The reason for doing this step is to minimize conversion at run time. If all your component are UTF-8 encoded then WO does not need to do any conversion during the page generation process. I have never actually tested the performance so it may be unwarranted.

  • Add the following META to your headers
Code Block
xml
xml
<META HTTP-EQUIV="Content-Type" CONTENT="text/html; charset=UTF-8">
  • You also need to overwrite Session.appendToResponse and set the encoding to "UTF8"; before calling super, the same applies to takeValuesFromRequest . You may also want to add a meta in the header giving the encoding (I am not sure this is necessary with modern browsers).
Code Block
public void appendToResponse(WOResponse aResponse, WOContext aContext) {
    // set the encoding before anything is garbled
    aResponse.setContentEncoding( _NSUtilities.UTF8StringEncoding );
    super.appendToResponse(aResponse, aContext);
}

public void takeValuesFromRequest(WORequest aRequest, WOContext  aContext) {
    aRequest.setDefaultFormValueEncoding( _NSUtilities.UTF8StringEncoding );
    super.takeValuesFromRequest(aRequest, aContext);
}

Beware of the two spelling when setting the encoding in a WOMessage the name is "UTF8"; or use the private function _NSUtilities.UTF8StringEncoding. Everywhere else it is "UTF-8"

Is this really necessary?
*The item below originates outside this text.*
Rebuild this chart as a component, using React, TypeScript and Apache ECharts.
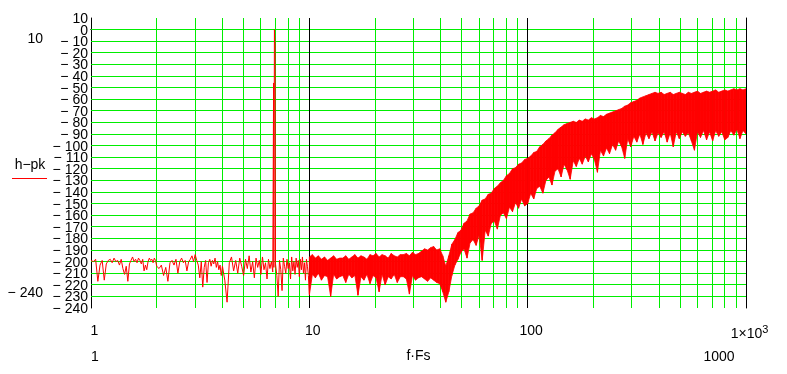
import React, { useEffect, useRef } from 'react';
import * as echarts from 'echarts';

const FONT = '"Liberation Sans", Arial, sans-serif';
const RED = '#ff0000';
const GREEN = '#00ee00';

// Grid positions
const MINOR_X = [2, 3, 4, 5, 6, 7, 8, 9, 20, 30, 40, 50, 60, 70, 80, 90, 200, 300, 400, 500, 600, 700, 800, 900];
const MAJOR_X = [10, 100];
const Y_GRID = [0, -10, -20, -30, -40, -50, -60, -70, -80, -90, -100, -110, -120, -130, -140, -150, -160, -170, -180, -190, -200, -210, -220, -230];
const Y_END_LABELS = [-240, 10];

// Low-frequency part (1 .. 10): individual noise samples, incl. the carrier peak near 6.9
const LOW_F = [
  1, 1.025, 1.05, 1.075, 1.1, 1.125, 1.15, 1.175, 1.2, 1.225, 1.25, 1.275, 1.3, 1.325, 1.35, 1.375, 1.4, 1.425, 1.45, 1.475,
  1.5, 1.525, 1.55, 1.575, 1.6, 1.625, 1.65, 1.675, 1.7, 1.725, 1.75, 1.775, 1.8, 1.825, 1.85, 1.875, 1.9, 1.925, 1.95, 1.975,
  2, 2.05, 2.1, 2.15, 2.2, 2.25, 2.3, 2.35, 2.4, 2.45, 2.5, 2.55, 2.6, 2.65, 2.7, 2.75, 2.8, 2.85, 2.9, 2.95,
  3, 3.05, 3.1, 3.15, 3.2, 3.25, 3.3, 3.35, 3.4, 3.45, 3.5, 3.55, 3.6, 3.65, 3.7, 3.75, 3.8, 3.85, 3.9, 3.95,
  4, 4.1, 4.2, 4.3, 4.4, 4.5, 4.6, 4.7, 4.8, 4.9, 5, 5.1, 5.2, 5.3, 5.4, 5.5, 5.6, 5.7, 5.8, 5.9,
  6, 6.1, 6.2, 6.3, 6.4, 6.5, 6.6, 6.7, 6.8, 6.86, 6.88, 6.92, 6.96,
  7, 7.1, 7.2, 7.3, 7.4, 7.5, 7.6, 7.7, 7.8, 7.9, 8, 8.1, 8.2, 8.3, 8.4, 8.5, 8.6, 8.7, 8.8, 8.9,
  9, 9.1, 9.2, 9.3, 9.4, 9.5, 9.6, 9.7, 9.8, 9.9, 10,
];
const LOW_V = [
  -199, -200, -198, -217, -203, -199, -216, -202, -199, -198, -201, -197, -200, -199, -203, -198, -206, -211, -204, -217,
  -202, -199, -196, -200, -198, -201, -197, -199, -202, -198, -208, -203, -207, -200, -197, -199, -198, -201, -197, -199,
  -204, -206, -203, -212, -205, -217, -201, -199, -203, -198, -210, -200, -197, -201, -199, -208, -200, -198, -195, -200,
  -194, -199, -203, -214, -200, -222, -205, -199, -218, -201, -198, -204, -199, -202, -197, -205, -200, -207, -203, -212,
  -204, -216, -235, -201, -196, -208, -199, -210, -197, -204, -212, -198, -206, -195, -209, -200, -214, -197, -205, -199,
  -211, -196, -207, -201, -215, -198, -206, -200, -209, -46, -205, 0, -14,
  -202, -212, -230, -199, -207, -225, -197, -204, -210, -198, -206, -201, -215, -196, -208, -200, -211, -197, -205, -199,
  -213, -198, -207, -196, -210, -201, -216, -198, -204, -212, -228,
];

// High-frequency part (10 .. 1000): dense noise shown as its upper / lower envelope
const BAND_F = [
  10, 10.33, 10.66, 11, 11.36, 11.74, 12.12, 12.52, 12.92, 13.34, 13.78, 14.23, 14.68, 15.16, 15.66, 16.17, 16.7, 17.24,
  17.78, 18.36, 18.96, 19.58, 20.21, 20.87, 21.54, 22.25, 22.97, 23.71, 24.48, 25.28, 26.1, 26.95, 27.83, 28.73, 29.66,
  30.63, 31.62, 32.65, 33.71, 34.81, 35.94, 37.11, 38.31, 39.56, 40.84, 42.17, 43.54, 44.96, 46.42, 47.93, 49.48, 51.09,
  52.75, 54.46, 56.23, 58.06, 59.95, 61.89, 63.9, 65.98, 68.13, 70.34, 72.62, 74.99, 77.43, 79.94, 82.54, 85.22, 87.99,
  90.85, 93.8, 96.85,
  100, 103.3, 106.6, 110, 113.6, 117.4, 121.2, 125.2, 129.2, 133.4, 137.8, 142.3, 146.8, 151.6, 156.6, 161.7, 167, 172.4,
  177.8, 183.6, 189.6, 195.8, 202.1, 208.7, 215.4, 222.5, 229.7, 237.1, 244.8, 252.8, 261, 269.5, 278.3, 287.3, 296.6,
  306.3, 316.2, 326.5, 337.1, 348.1, 359.4, 371.1, 383.1, 395.6, 408.4, 421.7, 435.4, 449.6, 464.2, 479.3, 494.8, 510.9,
  527.5, 544.6, 562.3, 580.6, 599.5, 618.9, 639, 659.8, 681.3, 703.4, 726.2, 749.9, 774.3, 799.4, 825.4, 852.2, 879.9,
  908.5, 938, 968.5, 1000,
];
const BAND_HI = [
  -196, -194, -197, -195, -198, -196, -199, -197, -195, -198, -197,
  -197, -195, -198, -196, -194, -197, -195, -196, -198, -194,
  -195, -193, -196, -194, -195, -197, -193, -195, -196, -194,
  -194, -193, -195, -192, -194, -193, -191, -189, -190, -188,
  -187, -190, -189, -195, -204, -195,
  -185, -181, -175, -173, -167, -165, -159, -158, -154, -152, -147, -146, -142, -141, -137, -135, -132, -130, -126, -124,
  -120, -119, -116, -115, -112,
  -111, -109, -106, -105, -101, -99, -96, -94, -91, -89, -86, -84, -82, -81, -80, -79, -80, -78, -79, -77,
  -78, -76, -77, -76, -74, -75, -73, -72, -71, -70, -69, -68, -66, -65, -63, -62, -61, -59, -58, -57,
  -56, -55, -54, -55, -54, -56, -55, -54, -56, -55, -54, -55, -56, -54, -55, -54, -53, -55, -54, -53,
  -54, -53, -52, -54, -53, -52, -53, -52, -51, -52, -51, -52, -51,
];
const BAND_LO = [
  -229, -211, -214, -210, -216, -212, -213, -230, -211, -215, -213,
  -212, -218, -211, -214, -212, -229, -213, -216, -211, -219,
  -212, -214, -226, -211, -220, -213, -215, -211, -218, -213,
  -213, -215, -228, -212, -216, -214, -213, -215, -217, -214,
  -216, -218, -219, -226, -235, -226,
  -212, -203, -198, -192, -189, -197, -184, -181, -186, -177, -199, -173, -178, -167, -165, -172, -160, -158, -163, -153,
  -157, -149, -154, -146, -152,
  -150, -141, -146, -137, -135, -141, -130, -127, -134, -122, -120, -127, -116, -121, -129, -113, -118, -111, -116, -109,
  -114, -107, -112, -123, -104, -109, -102, -107, -99, -104, -96, -101, -111, -94, -101, -92, -97, -90, -99, -89,
  -94, -88, -96, -89, -93, -88, -97, -89, -101, -88, -94, -88, -92, -89, -96, -104, -88, -93, -87, -95,
  -88, -96, -87, -92, -88, -95, -93, -87, -91, -86, -94, -87, -90,
];

const crisp = (v: number) => Math.floor(v) + 0.5;
const fmtY = (v: number) => (v < 0 ? '\u2212 ' + Math.abs(v) : String(v));

export default function App() {
  const ref = useRef<HTMLDivElement>(null);
  useEffect(() => {
    const chart = echarts.init(ref.current as HTMLDivElement, null, { renderer: 'svg' });
    const txt = { color: '#000', fontFamily: FONT, fontSize: 14 };
    // one custom item that draws a whole family of vertical grid lines through the x scale
    const vLines = (values: number[], color: string, z: number) => ({
      type: 'custom',
      silent: true,
      z,
      data: [[1, -240]],
      renderItem: (params: any, api: any) => ({
        type: 'group',
        children: values.map((f) => {
          const top = api.coord([f, 10]);
          const bot = api.coord([f, -240]);
          const x = crisp(top[0]);
          return { type: 'line', shape: { x1: x, y1: top[1], x2: x, y2: bot[1] }, style: { stroke: color, lineWidth: 1, fill: null } };
        }),
      }),
    });
    chart.setOption({
      animation: false,
      grid: { left: 91, right: 41, top: 18, bottom: 66, containLabel: false },
      xAxis: [
        {
          type: 'log',
          logBase: 10,
          min: 1,
          max: 1000,
          axisLine: { show: true, lineStyle: { color: '#000', width: 1 } },
          axisTick: { show: false },
          splitLine: { show: false },
          minorSplitLine: { show: false },
          axisLabel: {
            ...txt,
            margin: 15,
            padding: [0, 0, 0, 7],
            formatter: (v: number) => (v >= 1000 ? '{m|1×10}{s|3}' : String(v)),
            rich: {
              m: { ...txt },
              s: { ...txt, fontSize: 11, verticalAlign: 'top', padding: [0, 0, 8, 0] },
            },
          },
          name: 'f·Fs',
          nameLocation: 'middle',
          nameGap: 40,
          nameTextStyle: { ...txt },
        },
        {
          type: 'log',
          logBase: 10,
          min: 1,
          max: 1000,
          position: 'top',
          axisLine: { show: true, lineStyle: { color: '#000', width: 1 } },
          axisTick: { show: false },
          axisLabel: { show: false },
          splitLine: { show: false },
          minorSplitLine: { show: false },
        },
      ],
      yAxis: [
        {
          // inner labels 0 .. −230
          type: 'value',
          min: -240,
          max: 10,
          interval: 10,
          axisLine: { show: true, lineStyle: { color: '#000', width: 1 } },
          axisTick: { show: false },
          splitLine: { show: false },
          axisLabel: { ...txt, margin: 3, showMinLabel: false, showMaxLabel: false, formatter: fmtY },
        },
        {
          // end labels 10 and −240
          type: 'value',
          min: -240,
          max: 10,
          interval: 10,
          position: 'left',
          offset: 0,
          axisLine: { show: false },
          axisTick: { show: false },
          splitLine: { show: false },
          axisLabel: {
            ...txt,
            margin: 3,
            customValues: Y_END_LABELS,
            showMinLabel: true,
            showMaxLabel: true,
            formatter: fmtY,
          },
        },
        {
          type: 'value',
          min: -240,
          max: 10,
          interval: 10,
          position: 'right',
          axisLine: { show: true, lineStyle: { color: '#000', width: 1 } },
          axisTick: { show: false },
          axisLabel: { show: false },
          splitLine: { show: false },
        },
      ],
      series: [
        {
          type: 'custom',
          silent: true,
          z: 1,
          data: [[1, -240]],
          renderItem: (params: any, api: any) => ({
            type: 'group',
            children: Y_GRID.map((v) => {
              const a = api.coord([1, v]);
              const b = api.coord([1000, v]);
              const y = crisp(a[1]);
              return { type: 'line', shape: { x1: a[0], y1: y, x2: b[0], y2: y }, style: { stroke: GREEN, lineWidth: 1, fill: null } };
            }),
          }),
        },
        vLines(MINOR_X, GREEN, 1),
        vLines(MAJOR_X, '#000', 2),
        {
          type: 'line',
          name: 'h-pk',
          z: 3,
          symbol: 'none',
          data: LOW_F.map((f, i) => [f, LOW_V[i]]),
          lineStyle: { color: RED, width: 1 },
        },
        {
          type: 'custom',
          z: 3,
          clip: true,
          silent: true,
          encode: { x: [0, 3], y: [1, 2, 4, 5] },
          data: BAND_F.slice(0, -1).map((f, i) => [f, BAND_HI[i], BAND_LO[i], BAND_F[i + 1], BAND_HI[i + 1], BAND_LO[i + 1]]),
          renderItem: (params: any, api: any) => {
            const a = api.coord([api.value(0), api.value(1)]);
            const b = api.coord([api.value(3), api.value(4)]);
            const c = api.coord([api.value(3), api.value(5)]);
            const d = api.coord([api.value(0), api.value(2)]);
            return {
              type: 'polygon',
              shape: { points: [a, b, c, d] },
              style: { fill: RED, stroke: RED, lineWidth: 0.8 },
            };
          },
        },
      ],
      graphic: [
        { type: 'text', x: 43, y: 38, style: { text: '10', fill: '#000', font: `14px ${FONT}`, align: 'right', verticalAlign: 'middle' } },
        { type: 'text', x: 30, y: 164, style: { text: 'h\u2212pk', fill: '#000', font: `14px ${FONT}`, align: 'center', verticalAlign: 'middle' } },
        { type: 'line', shape: { x1: 12, y1: 178.5, x2: 47, y2: 178.5 }, style: { stroke: RED, lineWidth: 1 } },
        { type: 'text', x: 43, y: 292, style: { text: '\u2212 240', fill: '#000', font: `14px ${FONT}`, align: 'right', verticalAlign: 'middle' } },
        { type: 'text', x: 95, y: 356, style: { text: '1', fill: '#000', font: `14px ${FONT}`, align: 'center', verticalAlign: 'middle' } },
        { type: 'text', x: 719, y: 356, style: { text: '1000', fill: '#000', font: `14px ${FONT}`, align: 'center', verticalAlign: 'middle' } },
      ],
    });
    return () => chart.dispose();
  }, []);
  return <div ref={ref} style={{ position: 'fixed', left: 0, top: 0, width: 787, height: 374 }} />;
}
Is not enough to add WOMessage.setDefaultEncoding("UTF8") in the application constructor?

And by the way, I don't understand well the difference between WOMessage.defaultEncoding and WORequest.defaultFormValueEncoding

One is about the URL an the other about the data within the form? I'm a bit confused.

David Paules

The first step in modifying the EOModel's connection dictionary was unnecesary for me. I used OpenBase as my backend database. OpenBase allows you to create a database with one of n different encodings (UTF8 is one of them). The EO Framework was capable of storing and retrieving UTF8 character data from OpenBase without any customization of the connection dictionary (ie, the connection dictionary only had the jdbc driver and database URL and user/password).
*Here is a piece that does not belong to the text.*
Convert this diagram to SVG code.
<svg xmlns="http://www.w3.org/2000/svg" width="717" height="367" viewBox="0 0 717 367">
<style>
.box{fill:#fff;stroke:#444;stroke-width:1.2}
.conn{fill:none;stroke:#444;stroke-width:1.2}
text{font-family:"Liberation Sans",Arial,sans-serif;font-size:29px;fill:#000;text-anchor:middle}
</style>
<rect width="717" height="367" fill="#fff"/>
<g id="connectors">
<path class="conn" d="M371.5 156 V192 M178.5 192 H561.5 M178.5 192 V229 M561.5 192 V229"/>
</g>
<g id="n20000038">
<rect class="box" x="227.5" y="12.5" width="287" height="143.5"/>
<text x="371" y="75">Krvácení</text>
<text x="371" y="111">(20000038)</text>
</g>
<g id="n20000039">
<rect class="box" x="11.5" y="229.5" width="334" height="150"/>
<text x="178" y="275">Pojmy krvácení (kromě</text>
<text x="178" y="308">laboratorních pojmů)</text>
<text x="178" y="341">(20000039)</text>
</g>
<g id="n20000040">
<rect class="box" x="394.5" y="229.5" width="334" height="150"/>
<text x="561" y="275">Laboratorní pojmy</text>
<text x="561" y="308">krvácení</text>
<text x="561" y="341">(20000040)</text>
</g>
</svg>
Since you must modify the session's appendToResponse method, you can simplify the process of adding the META tags to all your pages by doing it in code once. Simply add

Code Block
aResponse.setHeader("text/html; charset=UTF-8; encoding=UTF-8", "content-type");

before calling

Code Block
super.appendToResponse(aResponse, aContext);

Another person adds: Note, this is NOT the same as adding a meta tag to all your pages at once. It's adding a header to all your responses. But that should be just as good, or better. The META tag is really just meant to simulate the header.
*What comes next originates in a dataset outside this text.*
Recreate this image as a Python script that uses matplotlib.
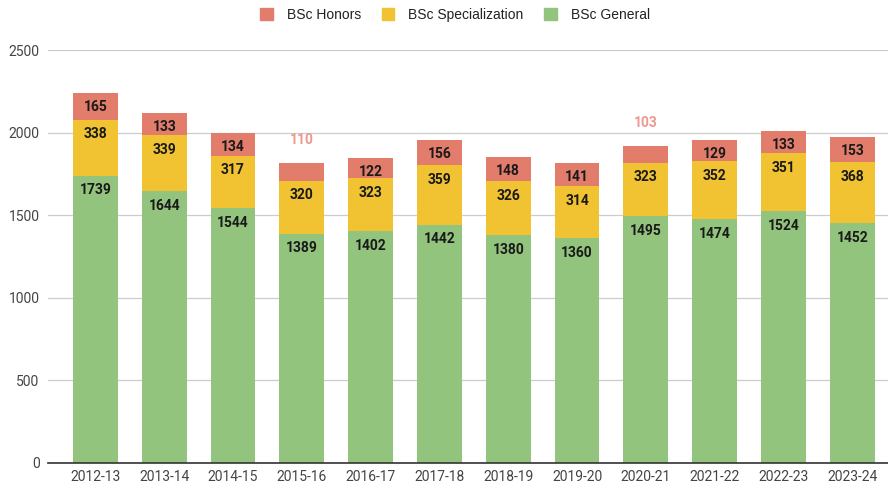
import numpy as np
import matplotlib
matplotlib.use("Agg")
import matplotlib.pyplot as plt
from matplotlib.patches import Patch

plt.rcParams['font.family'] = ['Roboto', 'DejaVu Sans']

years = ["2012-13", "2013-14", "2014-15", "2015-16", "2016-17", "2017-18",
         "2018-19", "2019-20", "2020-21", "2021-22", "2022-23", "2023-24"]
general = [1739, 1644, 1544, 1389, 1402, 1442, 1380, 1360, 1495, 1474, 1524, 1452]
special = [338, 339, 317, 320, 323, 359, 326, 314, 323, 352, 351, 368]
honors = [165, 133, 134, 110, 122, 156, 148, 141, 103, 129, 133, 153]

c_gen = "#93C47D"
c_spec = "#F1C232"
c_hon = "#E27D6B"

fig = plt.figure(figsize=(8.88, 4.87), dpi=100)
ax = fig.add_axes([48 / 888, 24 / 487, 840 / 888, 413 / 487])

x = np.arange(len(years))
w = 0.65
gen = np.array(general)
spe = np.array(special)
hon = np.array(honors)

ax.bar(x, gen, w, color=c_gen, zorder=3)
ax.bar(x, spe, w, bottom=gen, color=c_spec, zorder=3)
ax.bar(x, hon, w, bottom=gen + spe, color=c_hon, zorder=3)

# labels near the top of each segment
for i in range(len(x)):
    for val, top in [(gen[i], gen[i]), (spe[i], gen[i] + spe[i])]:
        ax.annotate(str(val), (x[i], top), xytext=(0, -10.5), textcoords="offset points",
                    ha="center", va="center", fontsize=10, fontweight="bold",
                    color="#1a1a1a", zorder=4)
    total = gen[i] + spe[i] + hon[i]
    if hon[i] >= 120:
        ax.annotate(str(hon[i]), (x[i], total), xytext=(0, -10), textcoords="offset points",
                    ha="center", va="center", fontsize=10, fontweight="bold",
                    color="#1a1a1a", zorder=4)
    else:
        ax.annotate(str(hon[i]), (x[i], total), xytext=(0, 16), textcoords="offset points",
                    ha="center", va="center", fontsize=10, fontweight="bold",
                    color="#EC9A8E", zorder=4)

ax.set_xlim(-0.69, 11.52)
ax.set_ylim(0, 2500)
ax.set_yticks([0, 500, 1000, 1500, 2000, 2500])
ax.set_xticks(x)
ax.set_xticklabels(years)
ax.grid(axis="y", color="#cccccc", linewidth=0.9, zorder=0)
for s in ["top", "right", "left"]:
    ax.spines[s].set_visible(False)
ax.spines["bottom"].set_color("#333333")
ax.spines["bottom"].set_linewidth(1.2)
ax.spines["bottom"].set_zorder(5)
ax.tick_params(axis="both", length=0, labelsize=10, labelcolor="#444444")
ax.tick_params(axis="y", pad=6)
ax.tick_params(axis="x", pad=5)

handles = [Patch(color=c_hon, label="BSc Honors"),
           Patch(color=c_spec, label="BSc Specialization"),
           Patch(color=c_gen, label="BSc General")]
fig.legend(handles=handles, loc="center", bbox_to_anchor=(455 / 888, 1 - 15 / 487),
           ncol=3, frameon=False, prop={"family": "Liberation Sans", "size": 10},
           handlelength=0.9, handleheight=0.9,
           columnspacing=1.5, handletextpad=1.0, labelcolor="#222222")

fig.savefig("out.png", dpi=100)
For WebObjects 4.x using ObjectiveC you will need to following code in the WOComponent class:

Code Block
-(void) appendToResponse: (WOResponse *) r inContext: (WOContext *) c
{
  [r setHeader.at"text-html. charsetUTF-8. encoding=UTF8". forKey.at"Content-type"];
  [r setContentEncoding.NSUTF8StringEncoding];
  [super appendToResponse.r inContext.c];
}

-(void) takeValuesFromRequest: (WORequest *) r inContext: (WOContext *) c
{
  [r setFormValueEncodingDetectionEnabled.NO];
  [r setDefaultFormValueEncoding.NSUTF8StringEncoding];
  [super takeValuesFromRequest.r inContext.c];
}

You also need to disable the encoding detection... at least I had to do it in my case.